The Forkosch Prize is in the category of post-1485 British and British Imperial/Commonwealth history, while the Stansky Prize is for the best book published by a North American scholar on any aspect of British studies since 1800
Family Secrets, which explores the role that family secrets have played in the transformation of social mores from the Victorian era to the present day, was also named a best book of the year by three United Kingdom publications: The Spectator, The Sunday Times and The Times Literary Supplement.
Cohen is a historian of modern Britain and Europe. In addition to Household Gods and Family Secrets, she is the author of a third book, The War Come Home: Disabled Veterans in Britain and Germany, 1914-1939, which received the Social Science History Association's Allan Sharlin Prize. She has held fellowships from the Mellon Foundation, the National Humanities Center and the John Simon Guggenheim Memorial Foundation, among others.
Learn more about Deborah Cohen
Scott Sowerby
Sowerby, an associate professor, has won the Whitfield Book Prize for his book, Making Toleration: The Repealers and the Glorious Revolution. The award, bestowed by the Royal Historical Society in the United Kingdom, recognizes the best first book on British or Irish history.
The judges called Sowerby’s work “an extraordinary feat of research in local record offices as well as national repositories,” adding that the book “presents a wholly new picture of the supporters of James II’s policy of religious toleration.”
Sowerby, a historian of early modern Britain and Europe, has also published articles in Past & Present, the Journal of British Studies, the English Historical Review and Parliamentary History.
Earlier this year, Sowerby received the Weinberg College Award for Distinguished Teaching. He teaches courses on Tudor-Stuart Britain, the history of gender and sexuality, and the early British Empire.

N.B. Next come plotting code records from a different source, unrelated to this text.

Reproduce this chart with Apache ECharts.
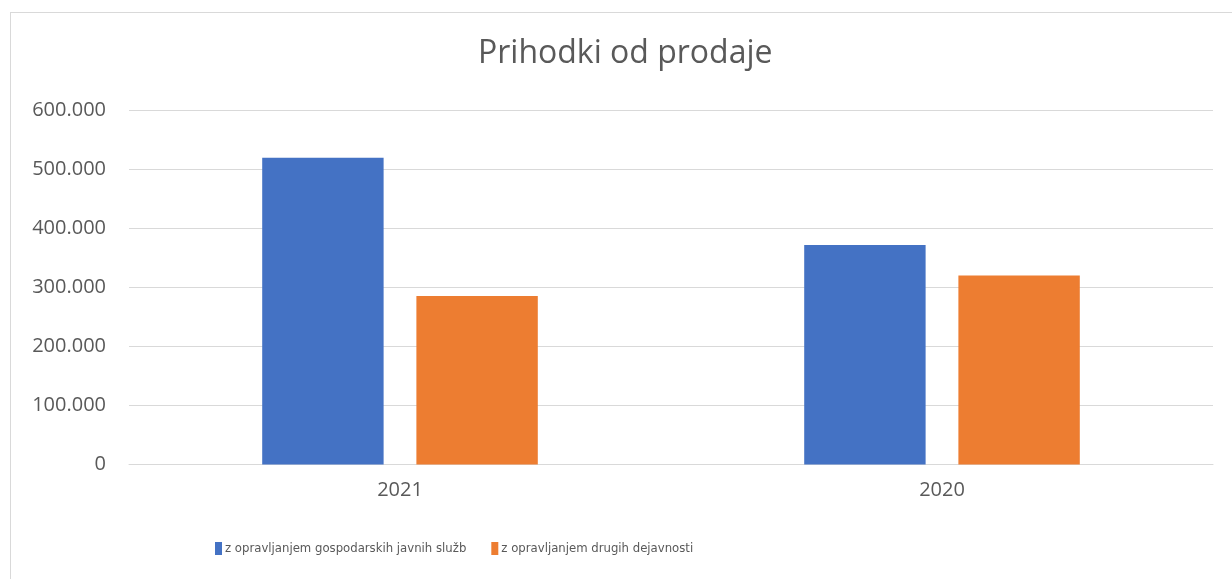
<!DOCTYPE html>
<html>
<head>
<meta charset="utf-8">
<script src="https://cdn.jsdelivr.net/npm/echarts@6/dist/echarts.min.js"></script>
<style>
  html, body { margin: 0; padding: 0; background: #fff; }
  #frame { position: absolute; left: 10px; top: 12px; width: 1300px; height: 600px;
           border-left: 1px solid #d9d9d9; border-top: 1px solid #d9d9d9; }
  #chart { position: absolute; left: 0; top: 0; width: 1232px; height: 579px; }
</style>
</head>
<body>
<div id="frame"></div>
<div id="chart"></div>
<script>
const years = ['2021', '2020'];
const javneSluzbe = [519000, 371500];
const drugeDejavnosti = [285200, 320000];
const seriesNames = ['z opravljanjem gospodarskih javnih služb', 'z opravljanjem drugih dejavnosti'];

const textColor = '#595959';
const fmt = (v) => String(v).replace(/\B(?=(\d{3})+(?!\d))/g, '.');

const chart = echarts.init(document.getElementById('chart'));
chart.setOption({
  animation: false,
  color: ['#4472C4', '#ED7D31'],
  title: {
    text: 'Prihodki od prodaje',
    left: 478,
    top: 38,
    padding: 0,
    textStyle: { color: textColor, fontSize: 32, fontWeight: 'normal', fontFamily: 'Open Sans' },
  },
  legend: {
    left: 215,
    top: 542,
    padding: 0,
    itemWidth: 7,
    itemHeight: 13,
    itemGap: 25,
    icon: 'rect',
    textStyle: {
      color: textColor,
      fontSize: 13,
      fontFamily: '"Liberation Sans Narrow", "DejaVu Sans Condensed", "Open Sans"',
      padding: [0, 0, 0, -2],
    },
    data: seriesNames,
  },
  grid: { left: 129, right: 19, top: 110, bottom: 114.5, containLabel: false },
  xAxis: {
    type: 'category',
    data: years,
    axisLine: { lineStyle: { color: '#d9d9d9', width: 1 } },
    axisTick: { show: false },
    axisLabel: { color: textColor, fontSize: 20, fontFamily: 'Open Sans', margin: 16 },
  },
  yAxis: {
    type: 'value',
    min: 0,
    max: 600000,
    interval: 100000,
    axisLine: { show: false },
    axisTick: { show: false },
    splitLine: { lineStyle: { color: '#d9d9d9', width: 1 } },
    axisLabel: { color: textColor, fontSize: 20, fontFamily: 'Open Sans', margin: 23, formatter: fmt },
  },
  series: [
    { name: seriesNames[0], type: 'bar', data: javneSluzbe, barWidth: '22.4%', barGap: '27%' },
    { name: seriesNames[1], type: 'bar', data: drugeDejavnosti, barWidth: '22.4%', barGap: '27%' },
  ],
});
</script>
</body>
</html>
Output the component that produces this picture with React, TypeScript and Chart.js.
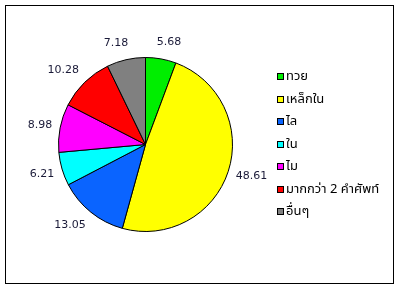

Learn more about Scott Sowerby
Helen Tilley
Tilley, an associate professor, is the winner of the Ludwik Fleck Prize from the Society for the Social Studies of Science for her 2011 book, Africa as a Living Laboratory: Empire, Development, and the Problem of Scientific Knowledge, 1870-1950.
The book explores the dynamic interplay between scientific research and imperialism in British Africa between 1870 and 1950.
Tilley examines medical, environmental, and human sciences in colonial and post-colonial Africa, emphasizing intersections with environmental history, development studies, and world history.
She has written numerous articles and book chapters on the history of ecology, eugenics, agriculture, and epidemiology in tropical Africa, and is co-editor of Ordering Africa: Anthropology, European Imperialism and the Politics of Knowledge and Utopia-Dystopia: Historical Conditions of Possibility.